Il faut dire que le public du RAF (Rock-A-Field) est un public trop gâté. Il a pris l’habitude de voir dans les champs du Herchesfeld depuis 2006, des groupes comme Placebo, Franz Ferdinand, The Killers, The Kooks, Kasabian, Arcade Fire, Artic Monkeys, Motorhead, C2C, Skrillex ou encore le mastodonte de l’édition 2015, Muse. « On n’est pas venues pour les artistes, mais pour passer deux jours entre amis, au soleil, avec des bières. On choisit d’aller voir tel ou tel concert le matin même. L’important est de s’amuser. Pour être franche, je ne connais pas la moitié des groupes qui passent au Rock-A-Field », expliquent Cindy et Maria, deux jeunes festivalières qui sont venues avec une bonne quinzaine d’amis.

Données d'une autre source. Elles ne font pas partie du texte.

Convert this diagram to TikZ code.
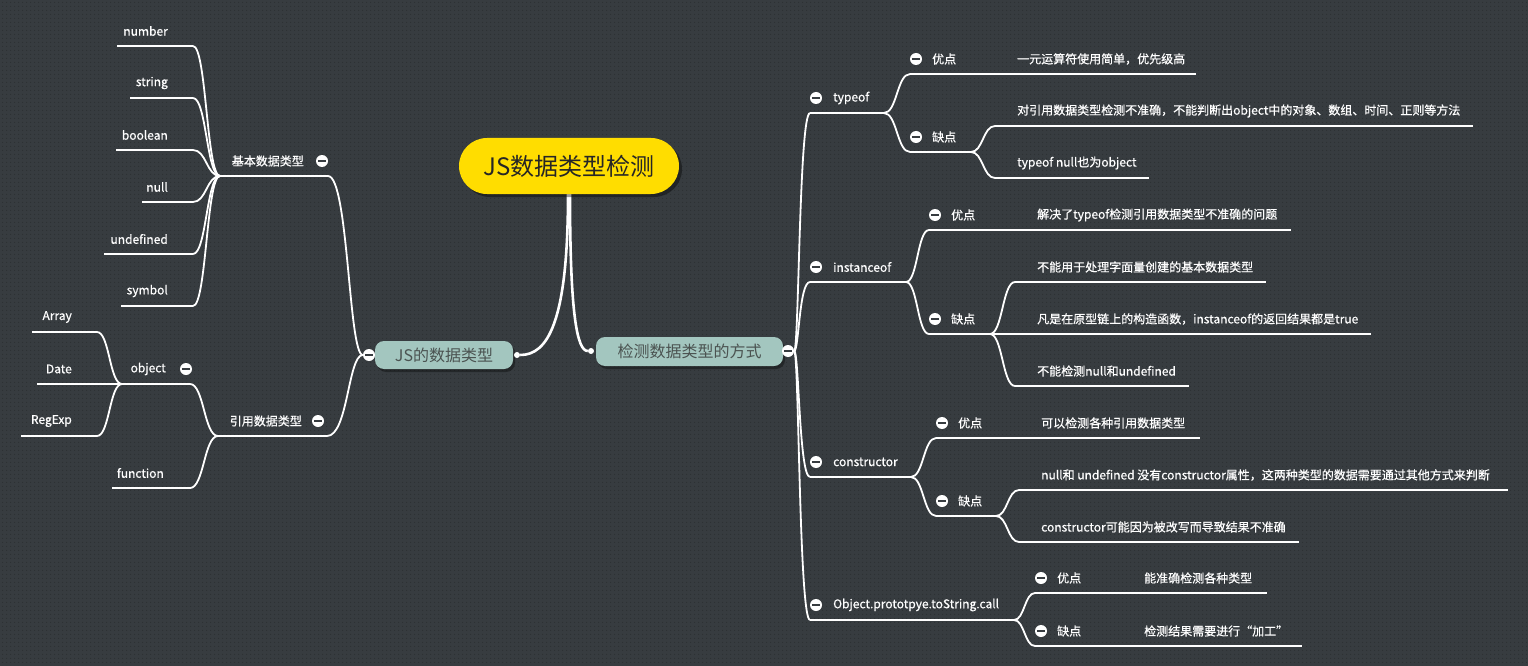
\documentclass[tikz,border=0pt]{standalone}
\usepackage{fontspec}
\setmainfont{Noto Sans CJK SC}
\newfontfamily\leaffont{Noto Sans CJK SC}[FakeBold=0.6]
\usetikzlibrary{calc,shadows,patterns.meta}
\pgfdeclarelayer{bglayer}
\pgfdeclarelayer{edgelayer}
\pgfsetlayers{bglayer,edgelayer,main}
\definecolor{bgc}{HTML}{373C40}
\definecolor{dotc}{HTML}{2C3033}
\definecolor{rootc}{HTML}{FFDD00}
\definecolor{mainc}{HTML}{A3C6BF}
\definecolor{maintext}{HTML}{4B5351}
\tikzset{
twig/.style={white,line width=1.8pt},
trunk/.style={white,line width=2.6pt},
leaf/.style={text=white,inner sep=0pt,font=\leaffont\fontsize{12}{14}\selectfont},
fold/.style={circle,fill=white,minimum size=12pt,inner sep=0pt,
  path picture={\fill[bgc] ([xshift=-4pt,yshift=-1pt]path picture bounding box.center) rectangle ([xshift=4pt,yshift=1pt]path picture bounding box.center);}},
knob/.style={circle,fill=white,minimum size=6pt,inner sep=0pt},
rootbox/.style={rounded corners=28pt,fill=rootc,text=black!85,minimum width=220pt,minimum height=56pt,
  font=\fontsize{24}{28}\selectfont,drop shadow={shadow xshift=3pt,shadow yshift=-3pt,opacity=.4,fill=black}},
mainbox/.style={rounded corners=9pt,fill=mainc,text=maintext,font=\fontsize{16}{18}\selectfont,
  drop shadow={shadow xshift=2pt,shadow yshift=-3pt,opacity=.35,fill=black}}
}
\newcommand{\twiglink}[2]{%
\draw[twig] let \p1=(#1), \p2=(#2) in (#1) .. controls ({(\x1+\x2)/2},\y1) and ({(\x1+\x2)/2},\y2) .. (#2);}
\begin{document}
\begin{tikzpicture}[x=1pt,y=-1pt]
\begin{pgfonlayer}{bglayer}
\fill[bgc] (0,0) rectangle (1528,666);
\fill[pattern={Dots[radius=0.7pt,distance=4pt]},pattern color=dotc] (0,0) rectangle (1528,666);
\end{pgfonlayer}
\useasboundingbox (0,0) rectangle (1528,666);

% centre
\node[rootbox] (root) at (569,166) {JS数据类型检测};
\node[mainbox,minimum width=138pt,minimum height=28pt] (jstype) at (444,355) {JS的数据类型};
\node[mainbox,minimum width=187pt,minimum height=29pt] (check) at (689.5,351.5) {检测数据类型的方式};
\node[knob] (d-jstype) at (517,355) {};
\node[knob] (d-check) at (591,351) {};
\begin{pgfonlayer}{edgelayer}
\draw[trunk] ([xshift=-1pt]root.south) .. controls +(0,130) and +(30,0) .. (d-jstype);
\draw[trunk] ([xshift=1pt]root.south) .. controls +(0,120) and +(-14,0) .. (d-check);
\end{pgfonlayer}

% left side
\coordinate (basic-l) at (220,176); \coordinate (basic-r) at (328,176);
\coordinate (ref-l) at (218,436); \coordinate (ref-r) at (327,436);
\coordinate (object-l) at (122,384); \coordinate (object-r) at (190,384);
\coordinate (function-l) at (112,488); \coordinate (function-r) at (190,488);
\node[leaf,anchor=east] (basic) at (304,161) {基本数据类型};
\node[leaf,anchor=east] (ref) at (302,421) {引用数据类型};
\node[leaf,anchor=east] (object) at (166,369) {object};
\node[leaf,anchor=east] (function) at (164,473) {function};
\foreach \nm/\xl/\y in {number/117/46,string/130/98,boolean/116/150,null/142/202,undefined/104/254,symbol/121/306}{
  \node[leaf,anchor=east] (\nm) at (168,\y-15) {\nm};
  \coordinate (\nm-l) at (\xl,\y); \coordinate (\nm-r) at (193,\y);
  \begin{pgfonlayer}{edgelayer}
  \draw[twig] (\nm-l) -- (\nm-r);
  \twiglink{\nm-r}{basic-l}
  \end{pgfonlayer}
}
\foreach \nm/\xl/\y in {Array/32/332,Date/37/384,RegExp/21/436}{
  \node[leaf,anchor=east] (\nm) at (72,\y-15) {\nm};
  \coordinate (\nm-l) at (\xl,\y); \coordinate (\nm-r) at (97,\y);
  \begin{pgfonlayer}{edgelayer}
  \draw[twig] (\nm-l) -- (\nm-r);
  \twiglink{\nm-r}{object-l}
  \end{pgfonlayer}
}
\node[fold] (f-jstype) at (369,355) {};
\node[fold] (f-basic) at (322,161) {};
\node[fold] (f-ref) at (318,421) {};
\node[fold] (f-object) at (186,369) {};
\begin{pgfonlayer}{edgelayer}
\draw[twig] (basic-l) -- (basic-r);
\draw[twig] (ref-l) -- (ref-r);
\draw[twig] (object-l) -- (object-r);
\draw[twig] (function-l) -- (function-r);
\twiglink{f-jstype}{basic-r}
\twiglink{f-jstype}{ref-r}
\twiglink{ref-l}{object-r}
\twiglink{ref-l}{function-r}
\end{pgfonlayer}

% right side: methods
\node[fold] (f-check) at (788,351) {};
\foreach \nm/\xr/\y/\txt in {typeof/884/113/typeof,instof/906/282/instanceof,cons/911/477/constructor,call/1014/620/Object.prototpye.toString.call}{
  \node[leaf,anchor=west] (\nm) at (833,\y-15) {\txt};
  \node[fold] (f-\nm) at (816,\y-15) {};
  \coordinate (\nm-l) at (810,\y); \coordinate (\nm-r) at (\xr,\y);
  \begin{pgfonlayer}{edgelayer}
  \draw[twig] (\nm-l) -- (\nm-r);
  \twiglink{f-check}{\nm-l}
  \end{pgfonlayer}
}
% pros and cons
\foreach \nm/\up/\xl/\xr/\y/\txt in {tg/typeof/910/995/74/优点,tb/typeof/910/971/152/缺点,
  ig/instof/929/1015/230/优点,ib/instof/929/990/334/缺点,cg/cons/936/1019/438/优点,cb/cons/936/996/516/缺点,
  og/call/1035/1122/593/优点,ob/call/1035/1122/646/缺点}{
  \node[leaf,anchor=west] (\nm) at (\xl+22,\y-15) {\txt};
  \node[fold] (f-\nm) at (\xl+6,\y-15) {};
  \coordinate (\nm-l) at (\xl,\y); \coordinate (\nm-r) at (\xr,\y);
  \begin{pgfonlayer}{edgelayer}
  \draw[twig] (\nm-l) -- (\nm-r);
  \twiglink{\up-r}{\nm-l}
  \end{pgfonlayer}
}
% details
\foreach \nm/\up/\xl/\xr/\y/\txt in {tg1/tg/995/1196/74/一元运算符使用简单，优先级高,
  tb1/tb/995/1473/126/对引用数据类型检测不准确，不能判断出object中的对象、数组、时间、正则等方法,
  tb2/tb/995/1149/178/typeof null也为object,
  ig1/ig/1015/1291/230/解决了typeof检测引用数据类型不准确的问题,
  ib1/ib/1015/1266/282/不能用于处理字面量创建的基本数据类型,
  ib2/ib/1015/1371/334/凡是在原型链上的构造函数，instanceof的返回结果都是true,
  ib3/ib/1015/1189/386/不能检测null和undefined,
  cg1/cg/1019/1200/438/可以检测各种引用数据类型,
  cb1/cb/1019/1508/490/null和 undefined 没有constructor属性，这两种类型的数据需要通过其他方式来判断,
  cb2/cb/1019/1299/542/constructor可能因为被改写而导致结果不准确,
  og1/og/1122/1267/593/能准确检测各种类型,
  ob1/ob/1122/1302/646/检测结果需要进行“加工”}{
  \node[leaf,anchor=west] (\nm) at (\xl+22,\y-15) {\txt};
  \coordinate (\nm-l) at (\xl,\y); \coordinate (\nm-r) at (\xr,\y);
  \begin{pgfonlayer}{edgelayer}
  \draw[twig] (\nm-l) -- (\nm-r);
  \twiglink{\up-r}{\nm-l}
  \end{pgfonlayer}
}
\end{tikzpicture}
\end{document}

Pour certains, l’essentiel n’était donc pas sur la scène. Pour d’autres, l’affiche a manqué d’un peu de peps, mais n’a pas déçu pour autant : « Avec Tyler, the Creator et Deichkind, l’ambiance a été dingue. Je ne crois pas qu’il faille forcément des grosses stars pour faire bouger les gens », a souligné Marco, un fidèle du Rock-A-Field depuis quatre ans. Pour Sarah, il faut être pragmatique : « On est au Luxembourg, il ne faut pas non plus s’attendre à avoir le même niveau d’artistes que les gros festivals des pays voisins », explique Jil, une festivalière, avant d’ajouter : « Les gens qui se plaignent, c’est ceux qui n’ont pas pu venir. Et je pense qu’au final, ils regrettent ou alors ils regretteront quand leurs amis vont parler des bons moments qu’ils ont vécus ici au Rock-A-Field .»
Vous l’aurez compris, au RAF, il n’y a pas de place pour les grincheux!